German ambassador, former president seek release of convicted killer Jens Soering

ALBEMARLE COUNTY, Va. (WRIC) — The push to free convicted killer Jens Soering continued as the Virginia Parole Board held a hearing for him Tuesday.

Germany’s ambassador Peter Wittig and its former president Christian Wulff were among those asking the board to let Soering return to Germany.

For decades Soering has claimed his innocence after being convicted of brutally murdering his girlfriend Elizabeth Haysom’s parents in Lynchburg in 1985. Soering, the son of a German diplomat, says he made a false confession. Authorities maintain they have the right man, but in the past few months, independent investigations by former police officers, detectives, and DNA experts have claimed Soering is innocent.

“I think the case today is so strong that with the evidence that we have Jens Soering would never have even been charged with murders, let alone been tried, let alone been convicted,” said Soering’s attorney Steven Rosenfield.

Rosenfield has been representing Soering for the past seven years, working to get him freed. Tuesday he got some serious back-up as Germany’s ambassador, along with its former president, attended a parole board hearing for Soering.

“Never before in the history of the German embassy has an ambassador been present at a parole hearing,” said Rosenfield.

“We are deeply convinced of the innocence of Jens Soering,” said Wittig.

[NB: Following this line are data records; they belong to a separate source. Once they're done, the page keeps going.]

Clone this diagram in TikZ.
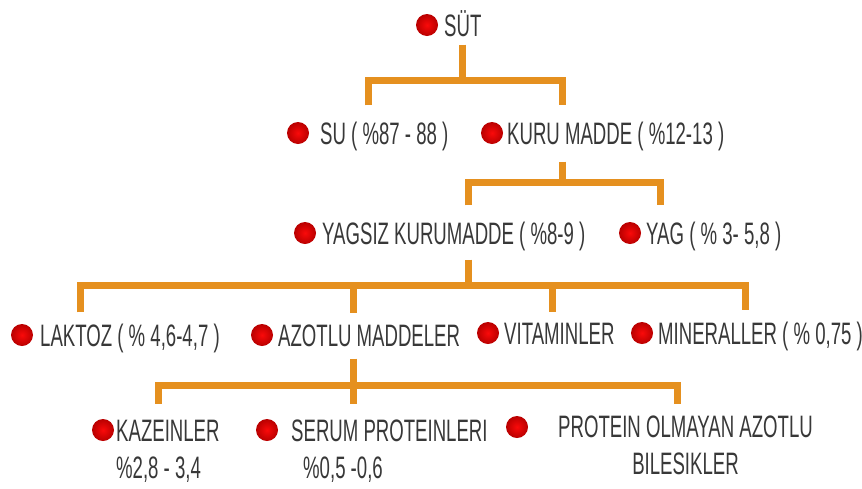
\documentclass[tikz,border=0pt]{standalone}
\usepackage{fontspec}
\setmainfont{Liberation Sans}
\usepackage{graphicx}
\definecolor{busorange}{HTML}{E5901F}
\definecolor{txtgray}{HTML}{383838}
\newcommand{\nar}[1]{\scalebox{0.6}[1]{#1}}
\newcommand{\twoline}[3]{\scalebox{0.6}[1]{\begin{tabular}[t]{@{}#1@{}}#2\\#3\end{tabular}}}

\begin{document}
\begin{tikzpicture}[x=1pt,y=-1pt,
    dot/.style={circle,minimum size=22pt,inner sep=0pt,inner color={rgb,255:red,250;green,10;blue,10},outer color={rgb,255:red,185;green,0;blue,0}},
    lbl/.style={anchor=base west,inner sep=0pt,text=txtgray,font=\fontsize{31}{37}\selectfont},
    bus/.style={draw=busorange,line width=7pt}]
  \fill[white] (0,0) rectangle (862,488);
  \useasboundingbox (0,0) rectangle (862,488);

  % top
  \node[dot] (sutdot) at (427,25) {};
  \node[lbl] (sut) at (444,36) {\nar{SÜT}};

  % su / kuru madde
  \node[dot] (sudot) at (298,133) {};
  \node[lbl] (su) at (320,144) {\nar{SU ( \%87 - 88 )}};
  \node[dot] (kurudot) at (492,133) {};
  \node[lbl] (kuru) at (507,144) {\nar{KURU MADDE ( \%12-13 )}};

  % yagsiz kurumadde / yag
  \node[dot] (yagsizdot) at (305,233) {};
  \node[lbl] (yagsiz) at (322,244) {\nar{YAGSIZ KURUMADDE ( \%8-9 )}};
  \node[dot] (yagdot) at (630,233) {};
  \node[lbl] (yag) at (646,244) {\nar{YAG ( \% 3- 5,8 )}};

  % fourth row
  \node[dot] (laktozdot) at (22,335) {};
  \node[lbl] (laktoz) at (40,346) {\nar{LAKTOZ ( \% 4,6-4,7 )}};
  \node[dot] (azotludot) at (262,335) {};
  \node[lbl] (azotlu) at (278,346) {\nar{AZOTLU MADDELER}};
  \node[dot] (vitamindot) at (488,333) {};
  \node[lbl] (vitamin) at (504,344) {\nar{VITAMINLER}};
  \node[dot] (mineraldot) at (642,333) {};
  \node[lbl] (mineral) at (658,344) {\nar{MINERALLER ( \% 0,75 )}};

  % proteins
  \node[dot] (kazeindot) at (103,430) {};
  \node[lbl] (kazein) at (116,441) {\twoline{l}{KAZEINLER}{\%2,8 - 3,4}};
  \node[dot] (serumdot) at (267,430) {};
  \node[lbl] (serum) at (291,441) {\twoline{l}{SERUM PROTEINLERI}{\hspace{20pt}\%0,5 -0,6}};
  \node[dot] (proteindot) at (517,427) {};
  \node[lbl] (protein) at (558,437) {\twoline{c}{PROTEIN OLMAYAN AZOTLU}{BILESIKLER}};

  % bus corners
  \coordinate (b11) at (368,80);
  \coordinate (b12) at (562,80);
  \coordinate (b21) at (468,182);
  \coordinate (b22) at (660,182);
  \coordinate (b31) at (80,285);
  \coordinate (b32) at (353,285);
  \coordinate (b33) at (552,285);
  \coordinate (b34) at (745,285);
  \coordinate (b41) at (158,385);
  \coordinate (b42) at (677,385);

  \draw[bus,shorten <=8pt] (sut.south) -- (sut.south |- b11);
  \draw[bus,shorten <=16pt,shorten >=16pt] (b11 |- su.north) -- (b11) -- (b12) -- (b12 |- kuru.north);
  \draw[bus,shorten <=11pt] (b12 |- kuru.south) -- (b12 |- b21);
  \draw[bus,shorten <=16pt,shorten >=16pt] (b21 |- yagsiz.north) -- (b21) -- (b22) -- (b22 |- yag.north);
  \draw[bus,shorten <=9pt] (b21 |- yagsiz.south) -- (b21 |- b31);
  \draw[bus,shorten <=11pt,shorten >=11pt] (b31 |- laktoz.north) -- (b31) -- (b34) -- (b34 |- mineral.north);
  \draw[bus,shorten >=11pt] (b32) -- (b32 |- azotlu.north);
  \draw[bus,shorten >=10pt] (b33) -- (b33 |- vitamin.north);
  \draw[bus,shorten <=12pt,shorten >=11pt] (b32 |- azotlu.south) -- (b32 |- serum.north);
  \draw[bus,shorten <=11pt,shorten >=7pt] (b41 |- kazein.north) -- (b41) -- (b42) -- (b42 |- protein.north);
\end{tikzpicture}
\end{document}
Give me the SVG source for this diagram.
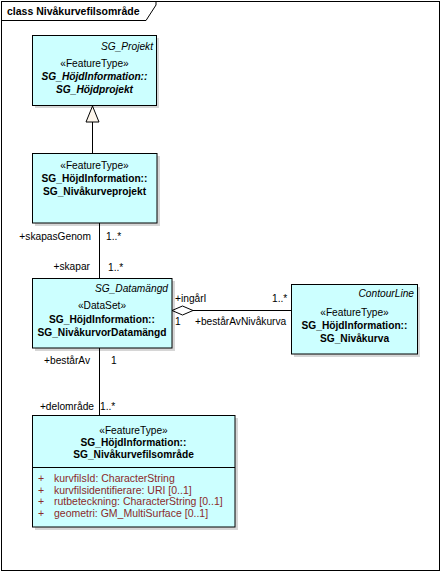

Ambassador Wittig says they believe DNA evidence exonerates Soering. They’re asking the parole board to return him to German custody.

“We would assume full responsibility for his future in Germany,” said Wittig.

It’s a request that’s been repeatedly denied in the past, but Rosenfield believes their case is just getting stronger. As for Soering himself, Rosenfield says he’s hopeful.

“It’s a precious commodity, this notion of hope, but fortunately Jens has it, and that’s probably what’s most important,” said Rosenfield.

In addition to seeking parole Soering’s attorney has asked the governor for a pardon. The governor’s office says they have reviewed Soering’s case but have yet to investigate his latest petition, as they do so in the order that the requests are received.